Metrics

Created

2022-04-19

Last Updated

2022-04-28

Code quality metrics are designed to model or mirror human intuition on what “good” code looks like. This means they inherit human biases, without necessarily being tempered by human “common sense”. Nevertheless, poor code quality metrics can be a strong indicator of overly-complex or difficult-to-maintain code and code analytics can help identify areas in need of improvement.

The sourcery-analytics repository provides several code quality metrics, with room to grow.

Function Length

See method_length

Most style guides will tell you to keep your functions short. There are many good reasons to encourage short functions, including:

  • by focusing on a single idea, they are easier to understand

  • because they are easy to reason about, they are easier to compose together into more powerful functions

  • they are easier to test

Analysing function length is therefore an easy an effective way to assess code quality. sourcery-analytics calculates function length by counting the number of statements in the function’s body.

Strategies to reduce long functions include extracting smaller functions, simplifying loops and conditionals using comprehensions, or delegating custom process to library tools.

Cyclomatic Complexity

See cyclomatic_complexity

Although longer functions tend to be more complex, there are clear differences in the complexity of functions with the same length. For instance, consider the following snippet:

if talk.length < 45:
    talk.length = 40
elif talk.category == "Continuous Integration Systems"
    if talk.room_number in {4, 5}:
        if talk.length > 50:
            talk.length = 45
...

This code only has seven statements but quickly gets difficult to understand. One way of rationalizing this complexity is by considering the number of branches in the code. Branching code is more difficult to reason about, and this raises the potential for accidentally including bugs in your code.
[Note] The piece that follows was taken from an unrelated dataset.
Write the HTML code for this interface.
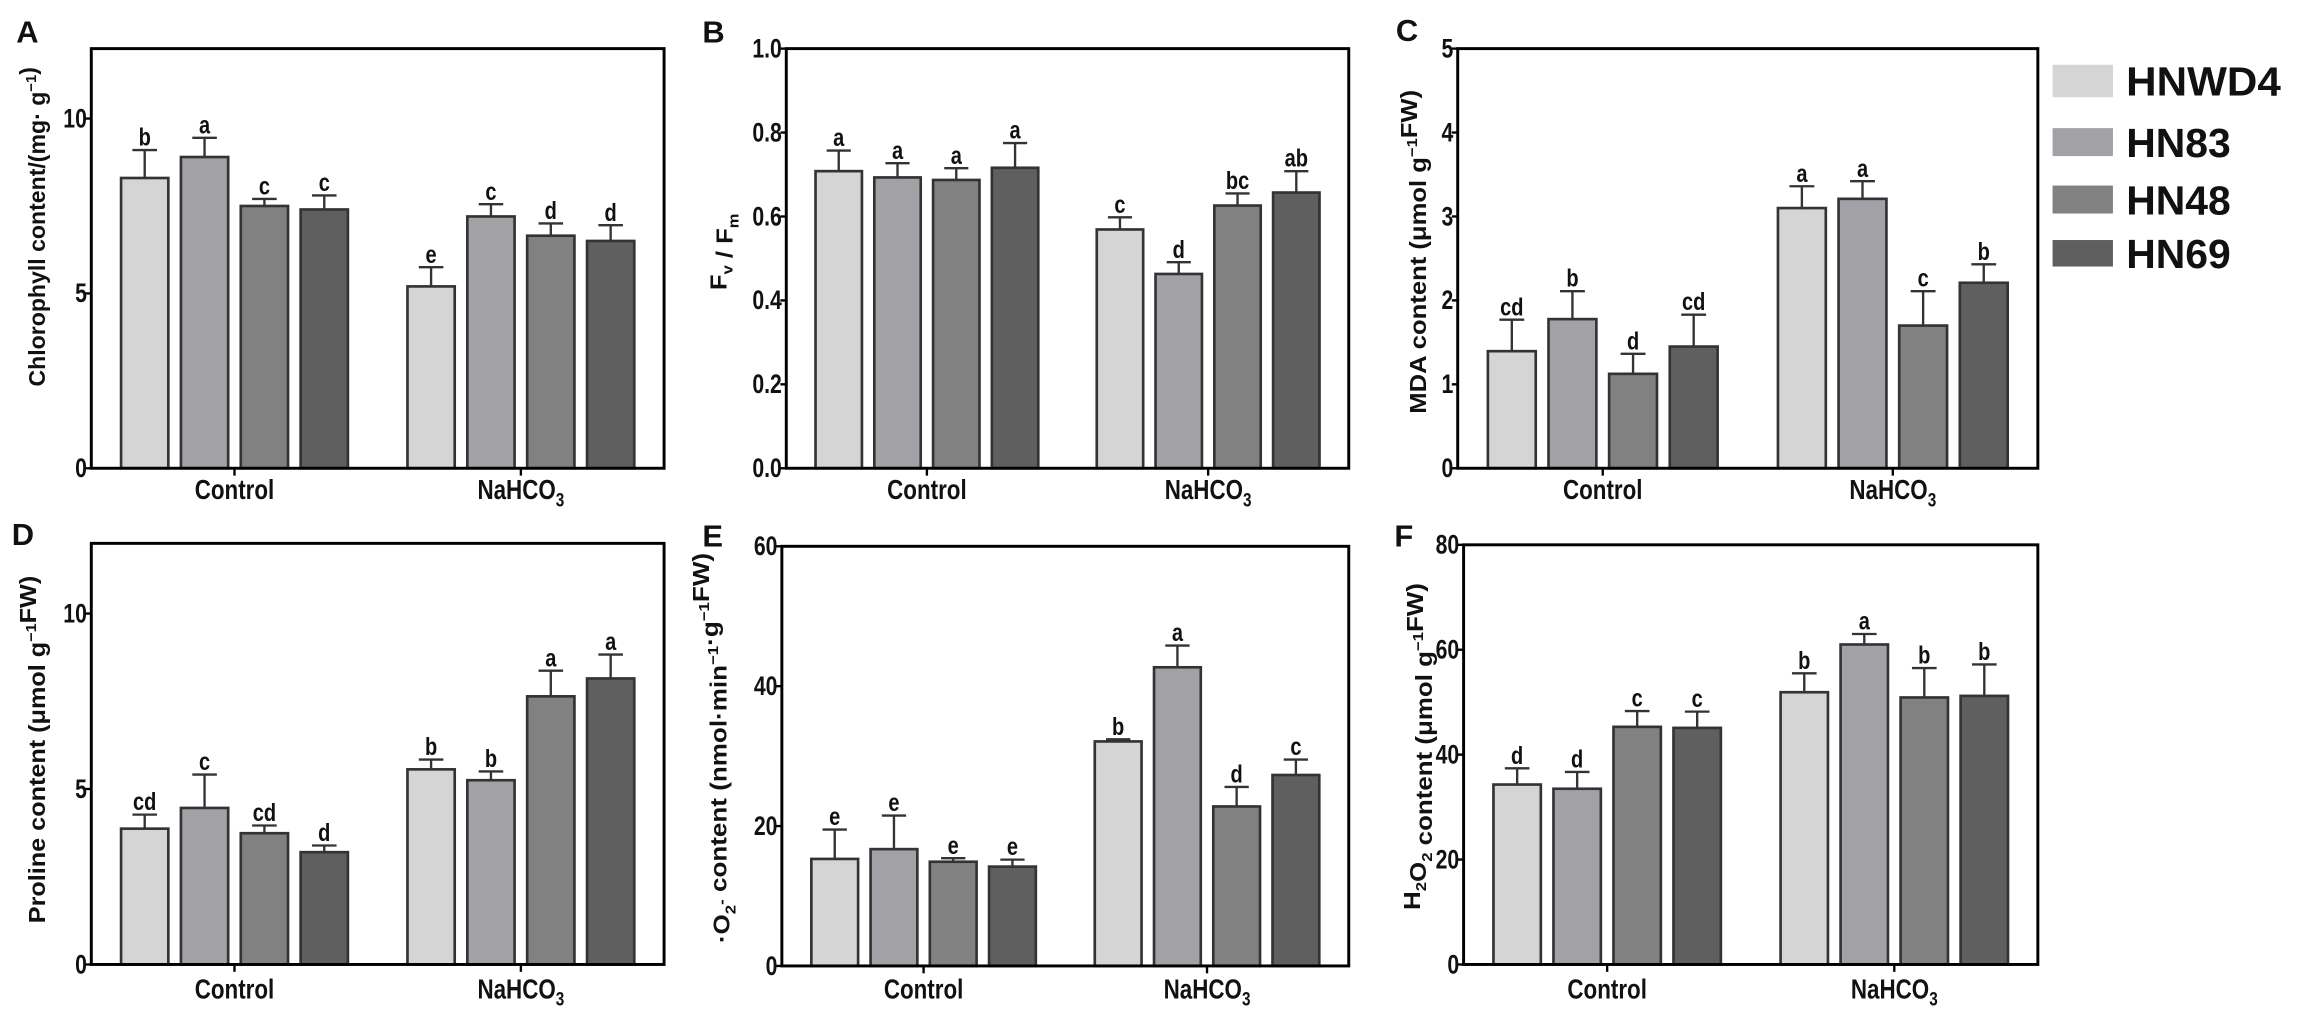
<!DOCTYPE html>
<html><head><meta charset="utf-8">
<style>
html,body{margin:0;padding:0;background:#fff;}
svg{display:block;}
text{font-family:"Liberation Sans",Arial,sans-serif;fill:#111;}
.n{font-family:"Liberation Sans Narrow","Liberation Sans",Arial,sans-serif;font-weight:bold;}
.t{font-weight:bold;}
</style></head>
<body>
<svg id="fig" width="2297" height="1020" viewBox="0 0 1560 692.7" xmlns="http://www.w3.org/2000/svg"></svg>
<script>
const categories = ["Control", "NaHCO3"];
const seriesNames = ["HNWD4", "HN83", "HN48", "HN69"];
const chlValues = [[8.3, 8.9, 7.5, 7.4], [5.2, 7.2, 6.65, 6.5]];
const chlErrTop = [[9.1, 9.45, 7.7, 7.8], [5.75, 7.55, 7.0, 6.95]];
const chlLetters = [["b","a","c","c"],["e","c","d","d"]];
const fvValues = [[0.708, 0.693, 0.687, 0.716], [0.569, 0.463, 0.626, 0.657]];
const fvErrTop = [[0.757, 0.727, 0.715, 0.775], [0.598, 0.491, 0.655, 0.708]];
const fvLetters = [["a","a","a","a"],["c","d","bc","ab"]];
const mdaValues = [[1.395, 1.777, 1.125, 1.45], [3.10, 3.21, 1.70, 2.21]];
const mdaErrTop = [[1.77, 2.11, 1.363, 1.83], [3.36, 3.42, 2.11, 2.43]];
const mdaLetters = [["cd","b","d","cd"],["a","a","c","b"]];
const proValues = [[3.87, 4.46, 3.74, 3.20], [5.56, 5.25, 7.64, 8.15]];
const proErrTop = [[4.27, 5.41, 3.96, 3.39], [5.84, 5.50, 8.37, 8.83]];
const proLetters = [["cd","c","cd","d"],["b","b","a","a"]];
const o2Values = [[15.3, 16.7, 14.9, 14.2], [32.1, 42.7, 22.8, 27.3]];
const o2ErrTop = [[19.5, 21.5, 15.4, 15.2], [32.4, 45.8, 25.6, 29.5]];
const o2Letters = [["e","e","e","e"],["b","a","d","c"]];
const h2o2Values = [[34.3, 33.5, 45.3, 45.1], [51.9, 61.0, 50.9, 51.2]];
const h2o2ErrTop = [[37.4, 36.7, 48.3, 48.2], [55.5, 63.0, 56.5, 57.2]];
const h2o2Letters = [["d","d","c","c"],["b","a","b","b"]];
const ticksA = [0, 5, 10];
const ticksB = [0, 0.2, 0.4, 0.6, 0.8, 1.0];
const ticksC = [0, 1, 2, 3, 4, 5];
const ticksD = [0, 5, 10];
const ticksE = [0, 20, 40, 60];
const ticksF = [0, 20, 40, 60, 80];
const tickLabelsB = ["0.0","0.2","0.4","0.6","0.8","1.0"];

const fills = ["#d5d5d5", "#a2a2a6", "#818181", "#5f5f5f"];
const NS = "http://www.w3.org/2000/svg";
const svg = document.getElementById("fig");
function mk(tag, attrs, parent) {
  const e = document.createElementNS(NS, tag);
  for (const k in attrs) e.setAttribute(k, attrs[k]);
  (parent || svg).appendChild(e);
  return e;
}
// condensed bold text via horizontal scaling
function ntext(x, y, size, anchor, parent) {
  return mk("text", {x: 0, y: 0, transform: `translate(${x},${y}) scale(0.8,1)`, "text-anchor": anchor, "font-size": size, class: "n"}, parent);
}

function panel(cfg) {
  const g = mk("g", {});
  
  
  const L = cfg.x0, R = cfg.x1, T = cfg.y0, B = cfg.y1;
  const y = v => B - (v / cfg.ymax) * (B - T);
  const band = (R - L) / categories.length;
  const xc = ci => L + band * (ci + 0.5);
  const step = band * 0.209, bw = band * 0.165;
  for (let ci = 0; ci < categories.length; ci++) {
    for (let si = 0; si < seriesNames.length; si++) {
      const v = cfg.values[ci][si], et = cfg.err[ci][si];
      const cx = xc(ci) + (si - 1.5) * step;
      const r = mk("rect", {x: cx - bw/2, y: y(v), width: bw, height: B - y(v), fill: fills[si], stroke: "#333", "stroke-width": 1.8}, g);
      
      
      const eb = mk("path", {d: `M${cx},${y(v)}V${y(et)}M${cx - bw*0.26},${y(et)}H${cx + bw*0.26}`, stroke: "#333", "stroke-width": 1.6, fill: "none"}, g);
      
      
      const lt = ntext(cx, y(et) - 3, 17, "middle", g);
      lt.textContent = cfg.letters[ci][si];
      
      
    }
    mk("line", {x1: xc(ci), x2: xc(ci), y1: B, y2: B + 5, stroke: "#000", "stroke-width": 1.6}, g);
    const cl = ntext(xc(ci), cfg.labY, 19, "middle", g);
    
    
    if (categories[ci] === "NaHCO3") {
      cl.appendChild(document.createTextNode("NaHCO"));
      const s = mk("tspan", {"font-size": 13, dy: 5}, cl); s.textContent = "3";
    } else cl.textContent = categories[ci];
  }
  const fr = mk("rect", {x: L, y: T, width: R - L, height: B - T, fill: "none", stroke: "#000", "stroke-width": 2}, g);
  
  
  cfg.ticks.forEach((t, i) => {
    mk("line", {x1: L - 4, x2: L, y1: y(t), y2: y(t), stroke: "#000", "stroke-width": 1.6}, g);
    const tl = ntext(L - 3, y(t) + 6, 18, "end", g);
    tl.textContent = cfg.tickLabels ? cfg.tickLabels[i] : String(t);
    
    
  });
  const pl = mk("text", {x: cfg.lx, y: cfg.ly, "font-size": 21, class: "t"}, g);
  pl.textContent = cfg.letter;
  
  
  const yt = mk("text", {transform: `translate(${cfg.tx},${cfg.ty}) rotate(-90)`, "text-anchor": "middle", "font-size": 15.5, class: "t", textLength: cfg.tl, lengthAdjust: "spacingAndGlyphs", y: 5.5}, g);
  
  
  yt.innerHTML = cfg.title;
}

const sup = s => `<tspan font-size="10" dy="-6">${s}</tspan><tspan dy="6"></tspan>`;
const sub = s => `<tspan font-size="10" dy="4">${s}</tspan><tspan dy="-4"></tspan>`;

panel({name:"panel-a-chlorophyll", x0:62, x1:451, y0:33, y1:318, ymax:12, values:chlValues, err:chlErrTop, letters:chlLetters, ticks:ticksA, labY:339, letter:"A", lx:11, ly:29, tx:25, ty:154, tl:217, title:"Chlorophyll content/(mg· g"+sup("−1")+")"});
panel({name:"panel-b-fvfm", x0:534, x1:916, y0:33, y1:318, ymax:1, values:fvValues, err:fvErrTop, letters:fvLetters, ticks:ticksB, tickLabels:tickLabelsB, labY:339, letter:"B", lx:477, ly:29, tx:488, ty:171, tl:52, title:"F"+sub("v")+" / F"+sub("m")});
panel({name:"panel-c-mda", x0:990, x1:1384, y0:33, y1:318, ymax:5, values:mdaValues, err:mdaErrTop, letters:mdaLetters, ticks:ticksC, labY:339, letter:"C", lx:948, ly:28, tx:963, ty:171, tl:220, title:"MDA content (μmol g"+sup("−1")+"FW)"});
panel({name:"panel-d-proline", x0:62, x1:451, y0:369, y1:655, ymax:12, values:proValues, err:proErrTop, letters:proLetters, ticks:ticksD, labY:678, letter:"D", lx:8, ly:370, tx:25, ty:509, tl:236, title:"Proline content (μmol g"+sup("−1")+"FW)"});
panel({name:"panel-e-superoxide", x0:531, x1:916, y0:371, y1:656, ymax:60, values:o2Values, err:o2ErrTop, letters:o2Letters, ticks:ticksE, labY:678, letter:"E", lx:477, ly:371, tx:490, ty:508, tl:265, title:"·O"+sub("2")+sup("-")+" content (nmol·min"+sup("−1")+"·g"+sup("−1")+"FW)"});
panel({name:"panel-f-h2o2", x0:994, x1:1384, y0:370, y1:655, ymax:80, values:h2o2Values, err:h2o2ErrTop, letters:h2o2Letters, ticks:ticksF, labY:678, letter:"F", lx:947, ly:371, tx:959, ty:507, tl:222, title:"H"+sub("2")+"O"+sub("2")+" content (μmol g"+sup("−1")+"FW)"});

const legY = [44, 87, 126, 163];
const legH = [22, 19, 19, 18];
const legW = [105, 71, 71, 71];
const lg = mk("g", {});


seriesNames.forEach((s, i) => {
  const sw = mk("rect", {x: 1394, y: legY[i], width: 41, height: legH[i], fill: fills[i]}, lg);
  
  
  const t = mk("text", {x: 1444, y: legY[i] + legH[i]/2 + 10, "font-size": 28, class: "n", textLength: legW[i], lengthAdjust: "spacingAndGlyphs"}, lg);
  t.textContent = s;
  
  
});
</script>
</body></html>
Cyclomatic Complexity 1 is a metric designed to capture the number of branches in code. In Python, it can be easily calculated based on if/elif/else statements, try/except blocks, and so on - for details see cyclomatic_complexity.

a visual depiction of the methodology for calculating cyclomatic complexity

Cyclomatic complexity can be reduced by favouring lookups instead of if/else statements and keeping functions concise and focused on a single workflow.

Cognitive Complexity

See cognitive_complexity

Cyclomatic complexity captures code quality issues not handled by function length alone. However, there is clearly further to go. The following two snippets both share the same cyclomatic complexity, but the second is more difficult to understand.

if not talk.name.startswith("Keynote:"):
    print("Standard talk")
elif talk.length < 5:
    print("Lighting talk")
elif talk.sponsor:
    print("Sponsored talk")
elif has_high_interest(talk.subject):
    print("Featured talk")
if talk.title.contains(keyword):
    if talk.length > 40:
        if large_number(talk.attendees):
            for attendee in talk.attendees:
                print(attendee.name)

The additional difficulty here can be explained by focusing on the code’s nesting. When code is nested, it becomes increasingly difficult for us to keep track of the context of the statement being executed. This insight motivated the creation of a metric called cognitive complexity, developed by Sonar 2.

It is calculated similarly to cyclomatic complexity: if statements, for loops, and other control flow statements increment the cognitive complexity. However, these control flow elements also incur a penalty for all other statements in their body.

a visual depiction of the methodology for calculating cognitive complexity

To reduce cognitive complexity, favour “flatter” code over nested code (often achieved easily through function extraction) and, as before, aim for concise functions with single responsibilities.

Working Memory

See working_memory

One area of complexity not captured by any of the metrics mentioned above can be demonstrated using the following code:

all([
     talk.is_keynote(),
     talk.is_day_one(),
     len(talk.speakers) > 3,
     any(map(is_first_time_speaker, talk.speakers)),
])

This code only comprises a single statement, with no control flow, yet it is nevertheless relatively complex.

We can encapsulate this complexity by considering how much information we need to keep in mind as we read code. “Information” in this context is relatively subjective, but, roughly, each variable, function call, and attribute counts as an additional “piece of information”. For a series of statements, we calculate the one with the maximum count of these pieces, in a metric called the working memory, with increments based on conditions.

a visual depiction of the methodology for calculating working memory

To reduce working memory, strategies include introducing layers of abstraction, such as combining variables into classes, breaking functions apart into smaller ones, and, as usual, designing concise functions with clear roles.

References

1

T.J. McCabe, “A Complexity Measure,” in IEEE Transactions on Software Engineering, vol. SE-2, no. 4, pp. 308-320, Dec. 1976, doi: 10.1109/TSE.1976.233837.

2

Campbell, G. Ann, and Product Owner-SonarSource SA. “Cognitive complexity.” Proceedings of the 2018 International Conference on Technical Debt-TechDebt’. Vol. 18. 2018.